Cults + Fanzine + Hearts @ Hare & Hounds, 24th August 2011
A very brief three song opening set from boy/girl guitar/synths duo Hearts. Very much beat driven with desaturated, austere guitar and spacey jingling keyboards complimented by echo-soaked falsetto vocals. Shame it was so short but their accomplished musicianship was beyond question.
London based four piece Fanzine have an engaging take on middle American lyrical rock with flavours of C&W and pop/grunge. The songs are short, catchily melodic that, for the most part, occupy the mid-tempo beat, save ‘I Wanna Touch Your Hand’ that really lets rip with fists full of riffs and infectiously catchy simple verse/chorus and blister-chord bridges. Perhaps one or two more songs of thrashing abandonment like the former to provide a breadth of light and shade dynamic. A highly accessible, hard-working band. Put the word around.
Setlist: Roman Holiday, Susan, L.A., Houses Fall, I Wanna Touch Your Hand, Kissing, Rocket Fuel, My Stupid Brain (single release).
UK touring their eponymous debut album, New York film student/musicians, aka Cults, Madeline Follin and Brian Oblivion (I know, bless!) celebrate an unashamedly remembrance of all things past nostalgia. Their soaring harmonies and fuzzy-heart felt melodies are graffiti-strewn across a Phil Spector wall of 60s retro-romantic sounds of Summers of Love. However, there’s a disconcerting film-noir surrealism prologue with the set opening to the ‘Twin Peaks’ theme tune and ongoing back-projection edits of ‘The Night Of The Hunter’ (1955, Dir. Charles Laughton). Its noir-thriller menacing use of forced-angular neo-German Expressionism set designs whilst the deranged man-in-black Robert Mitchum sets about murdering kids seems distinctly bizarre. These Art-House cinephiles, really! It’s all very Americana derivative with twangy loving spoonfuls of medicinal Acid Rock poptastic innocence resonating with Motown/Muscle Shoals influenced bass rhythms.

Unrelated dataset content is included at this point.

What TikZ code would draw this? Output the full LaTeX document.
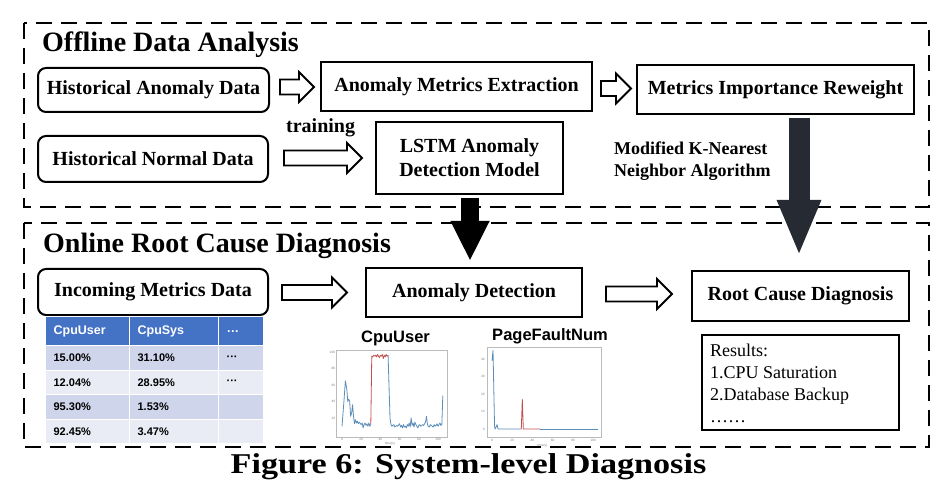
\documentclass[tikz,border=0pt]{standalone}
\usepackage{fontspec}
\setmainfont{Liberation Serif}
\newfontfamily\sansf{Liberation Sans}
\usetikzlibrary{arrows.meta,calc}
\definecolor{hdrblue}{HTML}{4472C4}
\definecolor{rowA}{HTML}{CFD5EA}
\definecolor{rowB}{HTML}{E9EBF5}
\definecolor{darkarr}{HTML}{262A33}
\definecolor{plotblue}{HTML}{5B8DB8}
\definecolor{plotred}{HTML}{C0504D}
\definecolor{framegray}{HTML}{BBBBBB}
\tikzset{
  dashbox/.style={draw, line width=2.8, dash pattern=on 16 off 9},
  rbox/.style={draw, line width=2, rounded corners=8, inner sep=0, font=\bfseries\fontsize{20}{24}\selectfont},
  sbox/.style={draw, line width=2, inner sep=0, font=\bfseries\fontsize{20}{24}\selectfont},
  heading/.style={anchor=base west, inner sep=0, font=\bfseries\fontsize{28}{32}\selectfont},
  hollow/.style={draw, line width=1.8, fill=white, line join=miter,
    to path={let \p1=(\tikztostart), \p2=(\tikztotarget) in
      (\x1,\y1+7.5pt) -- (\x2-15pt,\y1+7.5pt) -- (\x2-15pt,\y1+15pt) -- (\x2,\y1)
      -- (\x2-15pt,\y1-15pt) -- (\x2-15pt,\y1-7.5pt) -- (\x1,\y1-7.5pt) -- cycle}},
  cell/.style={anchor=north west, draw=white, line width=1.2, inner xsep=8, inner ysep=0,
    align=left, font=\sansf\bfseries\fontsize{11}{12}\selectfont},
  tick/.style={inner sep=0, text=gray, font=\sansf\fontsize{3.2}{3.5}\selectfont},
  plotline/.style={line width=0.8, line join=round},
  charttitle/.style={anchor=base, inner sep=0, font=\sansf\bfseries\fontsize{16.5}{18}\selectfont},
}
\begin{document}
\begin{tikzpicture}[x=1pt,y=-1pt]
\useasboundingbox (0,0) rectangle (952,502);

% dashed section frames
\draw[dashbox] (24,23) rectangle (929,207);
\draw[dashbox] (24,223) rectangle (929,447);

% headings
\node[heading] (h1) at (42,52) {Offline Data Analysis};
\node[heading] (h2) at (43,253) {Online Root Cause Diagnosis};

% offline boxes
\node[rbox, minimum width=231, minimum height=44] (hanom) at (153.5,90) {Historical Anomaly Data};
\node[rbox, minimum width=230, minimum height=46] (hnorm) at (153,159) {Historical Normal Data};
\node[sbox, minimum width=271, minimum height=49] (ame) at (456.5,86.5) {Anomaly Metrics Extraction};
\node[sbox, minimum width=277, minimum height=49] (mir) at (775.5,89.5) {Metrics Importance Reweight};
\node[sbox, minimum width=187, minimum height=72, align=center] (lstm) at (469.5,158) {LSTM Anomaly\\Detection Model};

\node[anchor=base west, inner sep=0, font=\bfseries\fontsize{20}{24}\selectfont] (train) at (286,133) {training};
\node[anchor=base west, inner sep=0, font=\bfseries\fontsize{18}{22}\selectfont] (knn1) at (614,155) {Modified K-Nearest};
\node[anchor=base west, inner sep=0, font=\bfseries\fontsize{18}{22}\selectfont] (knn2) at (614,177) {Neighbor Algorithm};

% online boxes
\node[rbox, minimum width=230, minimum height=46] (incoming) at (153,292) {Incoming Metrics Data};
\node[sbox, minimum width=216, minimum height=49] (detect) at (474,292.5) {Anomaly Detection};
\node[sbox, minimum width=217, minimum height=50] (rcd) at (800.5,296) {Root Cause Diagnosis};
\node[draw, line width=2, minimum width=197, minimum height=95, inner sep=0] (results) at (800.5,382.5) {};
\node[anchor=north west, inner sep=0, align=left, font=\fontsize{18}{22}\selectfont] (restext) at (710,343.5)
  {Results:\\1.CPU Saturation\\2.Database Backup\\……};

% hollow arrows
\draw[hollow] ($(hanom.east)+(10,-3)$) to ($(ame.west)+(-6,0)$);
\draw[hollow] ($(ame.east)+(8,2)$) to ($(mir.west)+(-5,0)$);
\draw[hollow] ($(hnorm.east)+(15,-1)$) to ($(lstm.west)+(-13,0)$);
\draw[hollow] ($(incoming.east)+(13,0.5)$) to ($(detect.west)+(-18,0)$);
\draw[hollow] ($(detect.east)+(23,1.5)$) to ($(rcd.west)+(-19,0)$);

% big arrows
\draw[line width=18, black, -{Triangle[length=40, width=36]}]
  ($(lstm.south)+(0.5,3)$) -- ($(lstm.south |- detect.north)+(0.5,-6)$);
\draw[line width=21, darkarr, -{Triangle[length=56, width=40]}]
  ($(mir.south -| rcd.north)+(-1.5,3)$) -- ($(rcd.north)+(-1.5,-14)$);

% table
\node[cell, fill=hdrblue, text=white, minimum height=29, text width=68, font=\sansf\bfseries\fontsize{12.5}{14}\selectfont] (t01) at (45,316) {CpuUser};
\node[cell, fill=hdrblue, text=white, minimum height=29, text width=73, font=\sansf\bfseries\fontsize{12.5}{14}\selectfont] (t02) at (129,316) {CpuSys};
\node[cell, fill=hdrblue, text=white, minimum height=29, text width=29, font=\sansf\bfseries\fontsize{12.5}{14}\selectfont] (t03) at (218,316) {…};
\foreach \r/\y/\f/\a/\b/\c in {1/345/rowA/15.00\%/31.10\%/···, 2/369.5/rowB/12.04\%/28.95\%/···, 3/394/rowA/95.30\%/1.53\%/{}, 4/418.5/rowB/92.45\%/3.47\%/{}}{
  \node[cell, fill=\f, minimum height=24.5, text width=68] (t\r1) at (45,\y) {\a};
  \node[cell, fill=\f, minimum height=24.5, text width=73] (t\r2) at (129,\y) {\b};
  \node[cell, fill=\f, minimum height=24.5, text width=29] (t\r3) at (218,\y) {\c};
}

% CpuUser chart
\node[charttitle] (ct1) at (395.5,342) {CpuUser};
\draw[framegray, line width=0.5] (336,350) rectangle (447,437);
\begin{scope}[shift={(342,434.5)}, xscale=0.96, yscale=-0.825]
  \foreach \v in {20,40,60,80,100} \node[tick, anchor=east, name=cuy\v] at (-7,\v) {\v};
  \foreach \v in {0,20,40,60,80,100} \node[tick, anchor=north, name=cux\v] at (\v,-4) {\v};
  \node[tick, anchor=north, name=cuxl] at (50,-9) {time(s)};
  \draw[plotline, plotblue] (0,10) -- (2,40) -- (3.5,65) -- (5,55) -- (6,40) -- (7,43) -- (8,40) -- (9,22) -- (10,26) -- (11,36) -- (12,22) -- (13,13) -- (14,18) -- (15,14) -- (16,16) -- (17,13) -- (18,15) -- (20,12) -- (21,14) -- (22,8) -- (23,12) -- (24,14) -- (25,11) -- (26,13) -- (27,10) -- (28,14) -- (29,10) -- (30,12);
  \draw[plotline, plotred] (30,12) -- (31,95) -- (32,94) -- (33,96) -- (34,95) -- (35,96) -- (36,94) -- (37,97) -- (38,95) -- (39,93) -- (40,96) -- (41,95) -- (42,97) -- (43,92) -- (44,96) -- (45,94) -- (46,97) -- (47,95) -- (48,96);
  \draw[plotline, plotblue] (48,96) -- (50,20) -- (51,12) -- (52,10) -- (54,12) -- (55,9) -- (57,11) -- (58,10) -- (60,13) -- (61,9) -- (62,11) -- (63,8) -- (64,12) -- (65,9) -- (66,10) -- (67,8) -- (68,12) -- (69,10) -- (70,14) -- (71,9) -- (72,20) -- (73,11) -- (74,14) -- (75,9) -- (76,15) -- (77,12) -- (78,10) -- (79,8) -- (80,11) -- (81,12) -- (82,10) -- (84,12) -- (85,11) -- (86,13) -- (87,15) -- (88,22) -- (89,12) -- (90,10) -- (91,9) -- (92,12) -- (93,11) -- (94,10) -- (95,9) -- (96,12) -- (97,10) -- (98,11) -- (99,13) -- (100,10) -- (101,12) -- (102,14) -- (103,11) -- (104,12) -- (105,47);
\end{scope}

% PageFaultNum chart
\node[charttitle] (ct2) at (550,340) {PageFaultNum};
\draw[framegray, line width=0.5] (487,347) rectangle (601,437);
\begin{scope}[shift={(492,429)}, xscale=1.01, yscale=-1.75]
  \foreach \v in {0,10,20,30,40} \node[tick, anchor=east, name=pfy\v] at (-7,\v) {\v};
  \foreach \v in {0,20,40,60,80,100} \node[tick, anchor=north, name=pfx\v] at (\v,-5.5) {\v};
  \node[tick, anchor=north, name=pfxl] at (50,-8.5) {time(s)};
  \draw[plotline, plotblue] (0,39) -- (1,45) -- (2.5,2) -- (3,0) -- (4,1) -- (5,2.5) -- (6,0) -- (29,0);
  \draw[plotline, plotred] (29,0) -- (30,17) -- (31,0) -- (48,0);
  \draw[plotline, plotblue] (48,0) -- (105,0);
\end{scope}

% caption
\node[anchor=base, inner sep=0, font=\bfseries\fontsize{28.7}{32}\selectfont] (caption) at (468.5,473)
  {\scalebox{1.19}[1]{Figure 6: System-level Diagnosis}};
\end{tikzpicture}
\end{document}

And wasn’t there a glockenspiel tingling reference to The Cascades’ ‘Listen To The Rhythm Of The Falling Rain’? Ms. Follin’s auburn, Janis Joplin swooping locks and epiphanic, archetypal 60s hi-voltage chic rock-chick vocals define their sound. Eclectic magpies ever, they don’t miss a trick to turn on, tune in and drop down some seriously groovy-beat sample archives. The songs are concise and reassuringly formulaic with a beguiling sense of almost, but never quite, outrageously climactic naive kitsch. But, there’s an edgy underscore to all this as the film backdrop insinuates its disturbing dynamic. Look-up their official video for ‘Go Outside’. Its seemingly wholesome, happy-clappy evangelic ambience has a darker, very much darker side.
It’s a must see and might just make you think twice about supping that festival cider currently being promoted to the same tune re-mixed by The 2 Bears. Their gravitas, together with an engaging rapport with the punter-packed Hare was, in no small way, down to the cataclysmic drumming from Marc Deriso in sonic mayhem tandem with bassist, Nathan Aguilar and Gabriel Rodriquez on keys/glock/guitar. No encore after a fairly brisk set but embracing thank yous/promises to return as the PA howled to a reverberating loop distortion. An outstanding night. Groovy, cool players with many, many layers. Catch them before they go nuclear. Thanks to Carlo at Birmingham Promoters and Greg, the sound-mix maestro and blue light provider.
Setlist: Addicted, The Curse, Never Heal Myself, Most Wanted, You Know What I Mean, Bumper, Never Saw The Point, Go Outside, Rave On, Oh My God.